== Working data ==

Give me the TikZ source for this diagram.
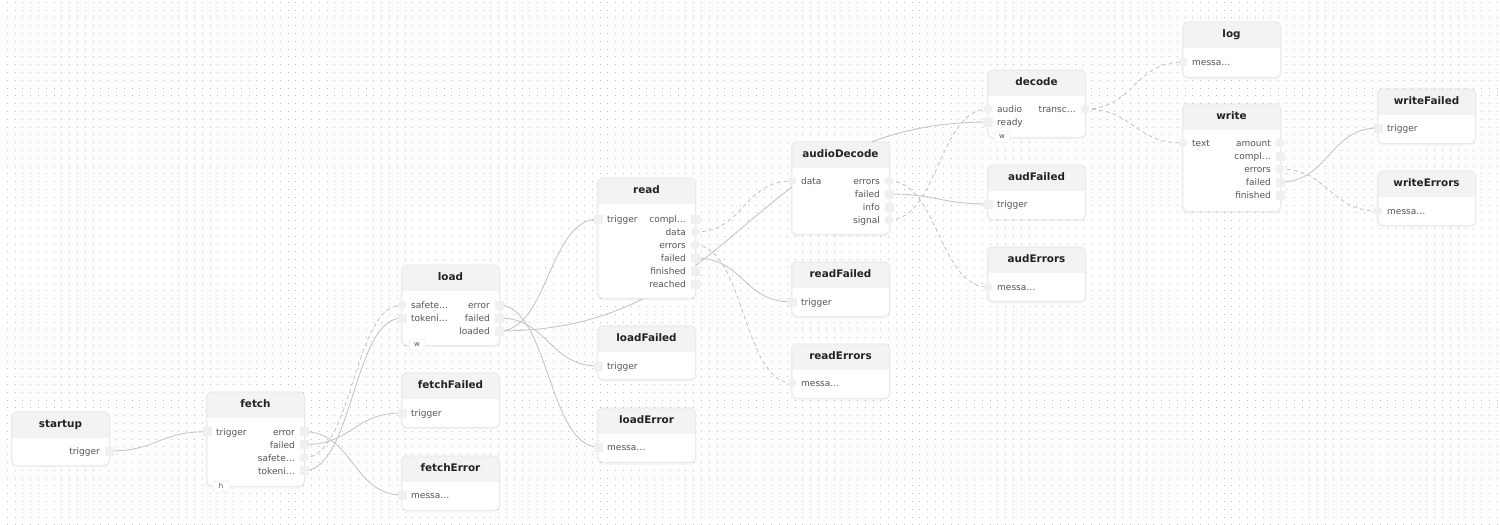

===
== Working data ==

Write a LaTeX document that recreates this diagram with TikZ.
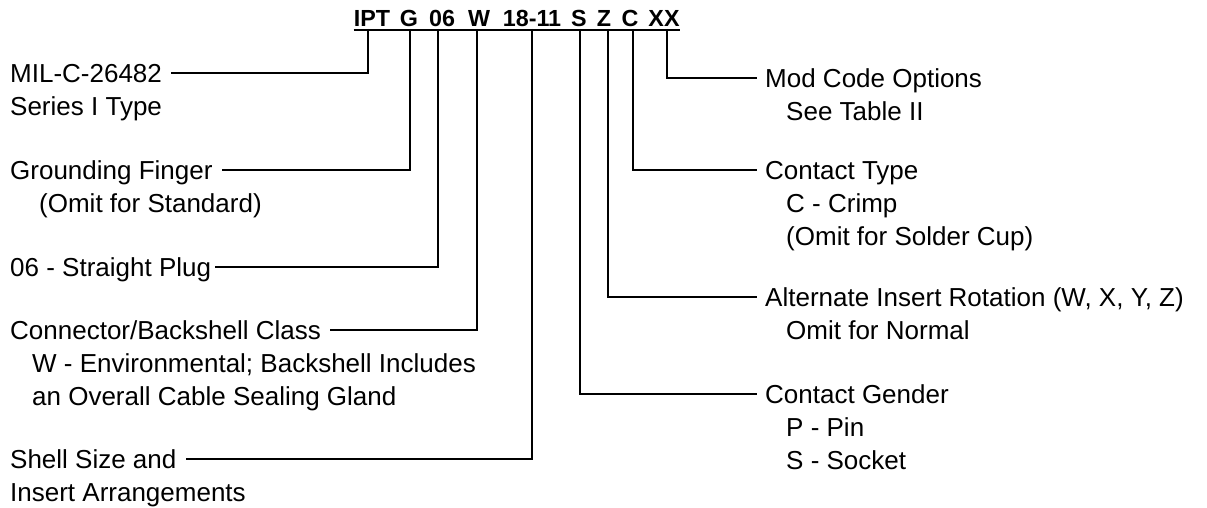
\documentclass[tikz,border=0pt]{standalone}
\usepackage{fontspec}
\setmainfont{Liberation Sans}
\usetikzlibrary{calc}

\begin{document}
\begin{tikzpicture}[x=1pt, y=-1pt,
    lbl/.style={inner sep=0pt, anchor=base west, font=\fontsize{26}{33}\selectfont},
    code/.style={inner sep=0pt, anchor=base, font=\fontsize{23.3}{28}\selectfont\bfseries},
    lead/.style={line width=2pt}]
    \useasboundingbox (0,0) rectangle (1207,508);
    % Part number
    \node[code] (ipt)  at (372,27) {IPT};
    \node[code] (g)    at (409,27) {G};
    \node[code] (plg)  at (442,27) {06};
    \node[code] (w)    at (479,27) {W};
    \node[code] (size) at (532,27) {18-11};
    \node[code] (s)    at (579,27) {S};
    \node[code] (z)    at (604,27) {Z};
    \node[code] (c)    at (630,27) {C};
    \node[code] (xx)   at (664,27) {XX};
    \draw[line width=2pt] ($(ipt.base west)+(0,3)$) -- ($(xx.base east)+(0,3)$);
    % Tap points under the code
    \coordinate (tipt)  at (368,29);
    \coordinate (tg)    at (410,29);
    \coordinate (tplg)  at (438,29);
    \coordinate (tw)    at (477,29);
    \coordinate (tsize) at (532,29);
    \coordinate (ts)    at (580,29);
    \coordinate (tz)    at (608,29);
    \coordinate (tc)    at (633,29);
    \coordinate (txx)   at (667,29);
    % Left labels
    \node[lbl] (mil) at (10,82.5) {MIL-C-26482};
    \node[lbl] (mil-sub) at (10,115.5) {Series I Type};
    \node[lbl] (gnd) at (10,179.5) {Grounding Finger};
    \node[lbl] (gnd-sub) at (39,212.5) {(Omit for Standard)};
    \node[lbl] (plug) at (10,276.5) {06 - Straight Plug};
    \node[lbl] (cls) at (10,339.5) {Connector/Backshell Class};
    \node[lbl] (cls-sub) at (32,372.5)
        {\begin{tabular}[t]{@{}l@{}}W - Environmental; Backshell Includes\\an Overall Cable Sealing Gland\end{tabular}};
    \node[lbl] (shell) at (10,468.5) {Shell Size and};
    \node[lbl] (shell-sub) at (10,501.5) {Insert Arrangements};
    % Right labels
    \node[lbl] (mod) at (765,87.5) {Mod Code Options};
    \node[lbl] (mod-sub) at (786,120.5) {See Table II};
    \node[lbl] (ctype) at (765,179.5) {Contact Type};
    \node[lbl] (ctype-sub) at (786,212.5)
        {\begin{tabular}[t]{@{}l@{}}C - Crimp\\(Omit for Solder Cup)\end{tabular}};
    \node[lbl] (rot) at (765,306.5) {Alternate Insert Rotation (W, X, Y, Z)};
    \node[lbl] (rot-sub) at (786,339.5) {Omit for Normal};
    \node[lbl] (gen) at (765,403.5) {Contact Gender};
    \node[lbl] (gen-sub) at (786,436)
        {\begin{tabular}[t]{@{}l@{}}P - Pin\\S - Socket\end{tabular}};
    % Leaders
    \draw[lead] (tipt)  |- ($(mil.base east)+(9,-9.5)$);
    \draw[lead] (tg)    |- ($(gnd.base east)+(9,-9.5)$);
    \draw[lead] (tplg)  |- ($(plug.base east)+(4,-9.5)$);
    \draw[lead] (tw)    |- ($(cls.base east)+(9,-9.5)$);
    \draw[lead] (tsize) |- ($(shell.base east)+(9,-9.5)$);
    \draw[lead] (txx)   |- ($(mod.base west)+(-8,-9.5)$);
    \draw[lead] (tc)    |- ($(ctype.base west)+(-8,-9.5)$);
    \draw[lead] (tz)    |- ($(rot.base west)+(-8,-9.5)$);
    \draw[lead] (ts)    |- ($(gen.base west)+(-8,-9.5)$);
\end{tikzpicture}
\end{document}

===
== Working data ==

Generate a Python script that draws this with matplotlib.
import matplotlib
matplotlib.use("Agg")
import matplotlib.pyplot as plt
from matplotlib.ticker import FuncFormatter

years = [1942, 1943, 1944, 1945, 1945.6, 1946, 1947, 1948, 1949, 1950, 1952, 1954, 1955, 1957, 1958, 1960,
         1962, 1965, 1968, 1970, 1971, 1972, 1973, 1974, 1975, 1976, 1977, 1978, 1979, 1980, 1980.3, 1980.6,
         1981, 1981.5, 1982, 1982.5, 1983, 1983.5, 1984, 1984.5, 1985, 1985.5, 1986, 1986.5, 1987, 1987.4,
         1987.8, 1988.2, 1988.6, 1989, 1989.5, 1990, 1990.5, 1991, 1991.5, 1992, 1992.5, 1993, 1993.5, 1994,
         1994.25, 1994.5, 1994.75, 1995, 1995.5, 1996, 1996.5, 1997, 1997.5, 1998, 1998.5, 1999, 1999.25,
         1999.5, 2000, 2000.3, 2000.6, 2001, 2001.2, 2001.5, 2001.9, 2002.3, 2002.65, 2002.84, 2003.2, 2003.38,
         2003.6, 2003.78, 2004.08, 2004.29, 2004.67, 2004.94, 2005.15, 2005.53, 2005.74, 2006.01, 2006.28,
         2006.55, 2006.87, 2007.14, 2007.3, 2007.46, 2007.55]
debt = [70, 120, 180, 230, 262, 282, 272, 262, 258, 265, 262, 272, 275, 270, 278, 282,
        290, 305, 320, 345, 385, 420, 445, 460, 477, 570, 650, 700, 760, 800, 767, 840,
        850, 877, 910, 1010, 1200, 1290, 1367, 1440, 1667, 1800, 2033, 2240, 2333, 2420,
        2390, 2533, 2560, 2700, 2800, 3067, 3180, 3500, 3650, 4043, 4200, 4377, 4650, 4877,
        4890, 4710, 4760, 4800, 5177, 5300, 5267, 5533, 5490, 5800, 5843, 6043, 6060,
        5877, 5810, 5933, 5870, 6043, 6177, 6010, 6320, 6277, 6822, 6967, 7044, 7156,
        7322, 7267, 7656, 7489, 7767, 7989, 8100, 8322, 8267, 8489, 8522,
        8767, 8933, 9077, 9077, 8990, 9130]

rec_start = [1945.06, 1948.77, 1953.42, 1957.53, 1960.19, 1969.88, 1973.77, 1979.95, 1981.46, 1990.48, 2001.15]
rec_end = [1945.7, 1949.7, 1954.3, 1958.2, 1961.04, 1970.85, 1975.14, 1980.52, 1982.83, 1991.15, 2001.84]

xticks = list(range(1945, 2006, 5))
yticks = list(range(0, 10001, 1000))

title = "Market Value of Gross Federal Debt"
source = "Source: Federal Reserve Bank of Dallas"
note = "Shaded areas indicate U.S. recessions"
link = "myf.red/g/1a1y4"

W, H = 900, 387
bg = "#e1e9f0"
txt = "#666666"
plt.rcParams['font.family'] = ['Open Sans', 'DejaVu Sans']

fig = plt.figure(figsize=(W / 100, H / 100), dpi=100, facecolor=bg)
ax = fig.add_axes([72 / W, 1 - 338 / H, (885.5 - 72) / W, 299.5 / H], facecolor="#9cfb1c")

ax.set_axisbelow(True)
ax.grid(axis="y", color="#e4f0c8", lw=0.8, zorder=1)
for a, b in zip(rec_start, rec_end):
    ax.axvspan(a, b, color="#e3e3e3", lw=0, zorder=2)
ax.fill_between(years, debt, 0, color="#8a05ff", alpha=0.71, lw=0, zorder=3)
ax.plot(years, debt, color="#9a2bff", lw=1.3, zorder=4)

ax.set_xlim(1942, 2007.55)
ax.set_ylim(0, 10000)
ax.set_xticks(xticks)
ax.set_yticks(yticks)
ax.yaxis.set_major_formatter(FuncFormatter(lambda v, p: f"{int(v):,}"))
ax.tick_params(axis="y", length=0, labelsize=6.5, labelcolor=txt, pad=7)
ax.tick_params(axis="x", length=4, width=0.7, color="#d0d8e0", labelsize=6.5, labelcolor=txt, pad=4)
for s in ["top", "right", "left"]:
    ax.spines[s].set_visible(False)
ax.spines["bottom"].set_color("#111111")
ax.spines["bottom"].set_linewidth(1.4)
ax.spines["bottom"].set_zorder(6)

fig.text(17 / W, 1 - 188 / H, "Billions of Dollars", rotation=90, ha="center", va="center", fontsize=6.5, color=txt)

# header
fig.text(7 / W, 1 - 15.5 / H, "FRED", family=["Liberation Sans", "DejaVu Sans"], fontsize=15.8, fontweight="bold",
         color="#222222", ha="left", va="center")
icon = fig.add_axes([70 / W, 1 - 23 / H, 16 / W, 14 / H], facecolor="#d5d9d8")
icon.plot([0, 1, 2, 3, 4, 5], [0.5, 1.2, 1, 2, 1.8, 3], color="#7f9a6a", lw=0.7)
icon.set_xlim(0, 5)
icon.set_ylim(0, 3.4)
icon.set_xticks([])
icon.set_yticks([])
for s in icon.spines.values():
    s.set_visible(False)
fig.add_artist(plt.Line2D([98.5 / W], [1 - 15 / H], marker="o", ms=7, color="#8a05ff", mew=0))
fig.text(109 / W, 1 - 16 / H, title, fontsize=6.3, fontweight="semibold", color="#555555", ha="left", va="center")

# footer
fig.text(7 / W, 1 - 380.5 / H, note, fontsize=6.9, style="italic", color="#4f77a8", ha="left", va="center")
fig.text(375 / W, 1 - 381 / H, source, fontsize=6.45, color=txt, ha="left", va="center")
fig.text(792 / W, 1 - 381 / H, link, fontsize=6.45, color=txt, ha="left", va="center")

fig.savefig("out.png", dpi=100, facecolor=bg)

===

• **What to do**
Copy out every line of the material above that mentions the word "source".

• **Solved exercise**
Give me the TikZ source for this diagram.
source = "Source: Federal Reserve Bank of Dallas"
fig.text(375 / W, 1 - 381 / H, source, fontsize=6.45, color=txt, ha="left", va="center")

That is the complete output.